"Naszym obowiązkiem jest pamiętać i głośno przypominać o tym co się stało w kopalni +Wujek+. To była zbrodnia przeciwko Narodowi Polskiemu, to było zło, które musi być ukarane" - oświadczył Kaczyński.

"Niestety pomimo, że od tamtych strasznych dni minęło już tyle lat, wolna Polska nie potrafiła ukarać tych, którzy wydali rozkaz +strzelać+ - a to przecież na nich spoczywa odpowiedzialność za tę masakrę. Hańbą III Rzeczpospolitej jest to, że dziś generał Kiszczak pobiera wysoką państwową emeryturę, a rodziny ofiar z +Wujka+ dotychczas nie usłyszały od niezawisłego, polskiego sądu, kto wydał rozkaz zamordowania ich bliskich" - napisał szef PiS.

Reklama

"Państwo prawa nie może pozwalać sobie na to by w takiej sprawie nie zapadł wyrok, by sprawcy nie usłyszeli, że są winni i zasługują na najsurowszy wymiar kary" - pokreślił.

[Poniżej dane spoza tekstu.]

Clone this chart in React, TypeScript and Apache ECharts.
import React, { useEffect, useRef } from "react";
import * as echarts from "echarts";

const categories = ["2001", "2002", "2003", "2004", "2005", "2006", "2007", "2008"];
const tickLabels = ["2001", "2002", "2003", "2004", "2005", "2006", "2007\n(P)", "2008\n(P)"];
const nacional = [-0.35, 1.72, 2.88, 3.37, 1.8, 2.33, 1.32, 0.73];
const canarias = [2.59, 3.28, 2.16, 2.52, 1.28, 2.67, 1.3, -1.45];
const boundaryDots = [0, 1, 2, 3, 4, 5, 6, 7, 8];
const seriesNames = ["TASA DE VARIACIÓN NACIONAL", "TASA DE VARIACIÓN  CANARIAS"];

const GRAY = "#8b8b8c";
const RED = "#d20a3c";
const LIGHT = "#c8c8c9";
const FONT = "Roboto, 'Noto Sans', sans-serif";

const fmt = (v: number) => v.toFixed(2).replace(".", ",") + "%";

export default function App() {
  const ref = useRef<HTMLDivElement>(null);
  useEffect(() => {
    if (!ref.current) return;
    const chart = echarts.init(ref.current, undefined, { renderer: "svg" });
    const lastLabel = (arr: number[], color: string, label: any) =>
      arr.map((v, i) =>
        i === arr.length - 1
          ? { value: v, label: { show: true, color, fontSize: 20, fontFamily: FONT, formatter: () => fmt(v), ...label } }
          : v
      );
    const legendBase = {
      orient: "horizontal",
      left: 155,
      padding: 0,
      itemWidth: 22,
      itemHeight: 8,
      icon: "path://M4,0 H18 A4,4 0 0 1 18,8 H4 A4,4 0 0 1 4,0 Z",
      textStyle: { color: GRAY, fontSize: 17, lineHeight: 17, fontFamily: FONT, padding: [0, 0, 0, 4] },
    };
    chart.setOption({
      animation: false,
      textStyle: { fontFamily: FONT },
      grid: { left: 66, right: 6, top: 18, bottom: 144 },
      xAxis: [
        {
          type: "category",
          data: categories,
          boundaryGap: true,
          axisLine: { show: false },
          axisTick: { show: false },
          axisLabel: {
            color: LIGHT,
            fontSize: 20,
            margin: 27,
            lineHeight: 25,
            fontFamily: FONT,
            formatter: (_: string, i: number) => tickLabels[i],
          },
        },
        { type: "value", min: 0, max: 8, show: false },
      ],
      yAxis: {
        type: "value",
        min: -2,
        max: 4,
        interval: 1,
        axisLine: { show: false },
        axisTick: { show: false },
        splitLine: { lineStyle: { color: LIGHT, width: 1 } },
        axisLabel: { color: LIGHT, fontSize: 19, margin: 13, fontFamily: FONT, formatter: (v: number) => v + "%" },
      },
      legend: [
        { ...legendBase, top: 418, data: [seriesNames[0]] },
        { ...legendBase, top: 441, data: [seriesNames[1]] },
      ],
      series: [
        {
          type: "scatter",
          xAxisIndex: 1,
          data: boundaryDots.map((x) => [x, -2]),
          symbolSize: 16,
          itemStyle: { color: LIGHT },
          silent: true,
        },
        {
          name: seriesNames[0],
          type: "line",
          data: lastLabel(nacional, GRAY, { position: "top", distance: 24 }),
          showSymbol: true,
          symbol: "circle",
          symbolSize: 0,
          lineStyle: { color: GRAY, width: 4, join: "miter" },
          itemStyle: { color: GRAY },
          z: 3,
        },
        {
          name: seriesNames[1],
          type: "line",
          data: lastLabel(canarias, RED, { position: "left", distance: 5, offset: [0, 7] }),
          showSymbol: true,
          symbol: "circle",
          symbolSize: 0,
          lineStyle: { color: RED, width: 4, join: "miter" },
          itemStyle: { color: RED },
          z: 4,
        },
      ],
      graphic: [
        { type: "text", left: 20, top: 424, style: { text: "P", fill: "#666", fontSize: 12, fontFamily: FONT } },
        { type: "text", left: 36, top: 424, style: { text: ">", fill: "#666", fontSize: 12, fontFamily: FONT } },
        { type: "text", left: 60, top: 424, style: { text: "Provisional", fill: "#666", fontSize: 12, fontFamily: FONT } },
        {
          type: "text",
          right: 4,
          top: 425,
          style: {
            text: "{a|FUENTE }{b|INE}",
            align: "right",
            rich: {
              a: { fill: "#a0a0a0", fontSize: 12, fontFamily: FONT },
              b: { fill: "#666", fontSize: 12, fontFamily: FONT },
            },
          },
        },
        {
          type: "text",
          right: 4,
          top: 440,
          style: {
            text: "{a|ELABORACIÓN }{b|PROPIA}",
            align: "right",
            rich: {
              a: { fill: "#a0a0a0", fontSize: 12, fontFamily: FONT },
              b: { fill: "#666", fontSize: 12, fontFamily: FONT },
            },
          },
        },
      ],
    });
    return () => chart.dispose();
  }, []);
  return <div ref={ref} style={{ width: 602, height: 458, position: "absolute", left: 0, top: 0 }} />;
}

"Dlatego szczególnie dziś, w rocznicę tej zbrodni, pragniemy głośno upomnieć się o tę elementarną sprawiedliwość, która należy się ofiarom +Wujka+ i ich rodzinom. Ta zbrodnia nie może być osądzona tylko w kategorii historycznej. Ona wymaga jednoznacznego powiedzenia kto był katem, a kto ofiarą, kto wydał rozkaz, a kto go wykonał" - napisał Kaczyński.

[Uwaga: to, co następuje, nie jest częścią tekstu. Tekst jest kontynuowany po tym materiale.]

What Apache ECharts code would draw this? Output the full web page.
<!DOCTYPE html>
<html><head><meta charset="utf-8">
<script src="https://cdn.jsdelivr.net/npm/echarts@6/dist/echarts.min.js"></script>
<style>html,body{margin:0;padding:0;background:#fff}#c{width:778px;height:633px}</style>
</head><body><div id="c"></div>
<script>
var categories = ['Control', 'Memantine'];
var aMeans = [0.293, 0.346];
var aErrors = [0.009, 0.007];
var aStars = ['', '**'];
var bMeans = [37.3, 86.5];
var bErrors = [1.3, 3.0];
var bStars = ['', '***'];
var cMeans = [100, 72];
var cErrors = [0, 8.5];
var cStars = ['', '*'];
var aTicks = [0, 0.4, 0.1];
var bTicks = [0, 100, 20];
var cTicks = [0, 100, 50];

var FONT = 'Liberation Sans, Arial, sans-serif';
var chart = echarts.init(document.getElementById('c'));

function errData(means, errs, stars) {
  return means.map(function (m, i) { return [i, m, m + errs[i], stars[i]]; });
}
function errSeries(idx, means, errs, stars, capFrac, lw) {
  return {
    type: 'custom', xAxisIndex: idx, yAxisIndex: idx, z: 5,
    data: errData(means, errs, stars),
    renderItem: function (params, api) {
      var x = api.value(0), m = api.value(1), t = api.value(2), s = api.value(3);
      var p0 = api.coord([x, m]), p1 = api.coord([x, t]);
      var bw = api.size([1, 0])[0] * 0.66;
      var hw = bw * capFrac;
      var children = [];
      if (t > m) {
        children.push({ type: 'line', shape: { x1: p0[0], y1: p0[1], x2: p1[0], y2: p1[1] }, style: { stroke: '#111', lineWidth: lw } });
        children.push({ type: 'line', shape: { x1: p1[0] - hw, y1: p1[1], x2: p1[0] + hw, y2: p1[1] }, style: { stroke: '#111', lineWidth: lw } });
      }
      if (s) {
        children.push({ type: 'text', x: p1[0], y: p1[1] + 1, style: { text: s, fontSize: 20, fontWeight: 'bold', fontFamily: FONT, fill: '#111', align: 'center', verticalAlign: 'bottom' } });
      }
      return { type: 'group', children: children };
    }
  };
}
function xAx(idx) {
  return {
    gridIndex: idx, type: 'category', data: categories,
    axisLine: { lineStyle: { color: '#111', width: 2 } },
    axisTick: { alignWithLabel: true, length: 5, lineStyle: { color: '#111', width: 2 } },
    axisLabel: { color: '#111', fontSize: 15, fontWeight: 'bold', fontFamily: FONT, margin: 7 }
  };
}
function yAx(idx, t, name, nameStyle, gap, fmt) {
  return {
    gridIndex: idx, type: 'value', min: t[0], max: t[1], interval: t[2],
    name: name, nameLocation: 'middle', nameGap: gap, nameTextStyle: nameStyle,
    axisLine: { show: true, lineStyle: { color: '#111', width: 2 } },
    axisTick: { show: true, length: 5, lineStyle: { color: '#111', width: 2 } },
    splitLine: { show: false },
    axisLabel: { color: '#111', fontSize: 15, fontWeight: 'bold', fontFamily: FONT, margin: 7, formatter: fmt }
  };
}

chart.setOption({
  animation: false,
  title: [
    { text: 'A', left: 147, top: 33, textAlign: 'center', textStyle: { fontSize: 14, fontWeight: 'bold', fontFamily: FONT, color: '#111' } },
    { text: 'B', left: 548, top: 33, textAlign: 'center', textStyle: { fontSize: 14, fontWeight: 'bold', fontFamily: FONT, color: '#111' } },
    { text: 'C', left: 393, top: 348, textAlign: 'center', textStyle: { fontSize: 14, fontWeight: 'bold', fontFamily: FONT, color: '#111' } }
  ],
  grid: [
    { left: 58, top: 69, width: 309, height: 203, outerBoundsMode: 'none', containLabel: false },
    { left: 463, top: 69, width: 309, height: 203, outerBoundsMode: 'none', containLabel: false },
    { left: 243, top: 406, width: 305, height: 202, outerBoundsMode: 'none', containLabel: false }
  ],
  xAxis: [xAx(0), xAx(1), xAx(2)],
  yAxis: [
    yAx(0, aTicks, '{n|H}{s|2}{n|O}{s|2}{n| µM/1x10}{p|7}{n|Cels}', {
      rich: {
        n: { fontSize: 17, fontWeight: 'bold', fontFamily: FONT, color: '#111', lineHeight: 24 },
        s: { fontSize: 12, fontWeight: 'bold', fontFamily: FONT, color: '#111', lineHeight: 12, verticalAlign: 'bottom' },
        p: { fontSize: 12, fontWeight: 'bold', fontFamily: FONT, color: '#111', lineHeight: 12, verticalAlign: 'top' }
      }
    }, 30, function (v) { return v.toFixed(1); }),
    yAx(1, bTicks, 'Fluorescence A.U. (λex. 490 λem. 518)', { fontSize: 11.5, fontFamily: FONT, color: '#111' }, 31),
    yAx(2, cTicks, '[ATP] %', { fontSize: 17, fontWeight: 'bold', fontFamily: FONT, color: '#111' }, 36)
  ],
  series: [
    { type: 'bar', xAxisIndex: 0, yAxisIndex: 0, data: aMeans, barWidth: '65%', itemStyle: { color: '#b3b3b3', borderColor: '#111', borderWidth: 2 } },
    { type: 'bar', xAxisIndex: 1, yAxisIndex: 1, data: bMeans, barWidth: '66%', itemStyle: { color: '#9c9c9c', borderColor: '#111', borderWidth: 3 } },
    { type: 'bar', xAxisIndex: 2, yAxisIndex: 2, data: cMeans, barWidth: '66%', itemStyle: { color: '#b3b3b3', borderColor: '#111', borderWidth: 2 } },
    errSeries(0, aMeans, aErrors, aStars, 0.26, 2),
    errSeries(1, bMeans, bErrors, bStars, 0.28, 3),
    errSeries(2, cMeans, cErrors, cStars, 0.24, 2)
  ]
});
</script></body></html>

"Dziś jesteśmy myślami i modlitwą z ofiarami z kopalni +Wujek+ i ich rodzinami. Pamiętamy i będziemy pamiętać o tym jak dużą ofiarę złożyli w walce o niepodległą i wolną Polskę" - podkreślił Kaczyński.

30 lat temu w czasie pacyfikacji strajku w Kopalni Węgla Kamiennego "Wujek" w Katowicach milicja użyła broni. Zginęło 9 górników, wielu zostało rannych. Główne uroczystości rocznicowe, z udziałem prezydenta Bronisława Komorowskiego, odbywają się w piątek w Katowicach.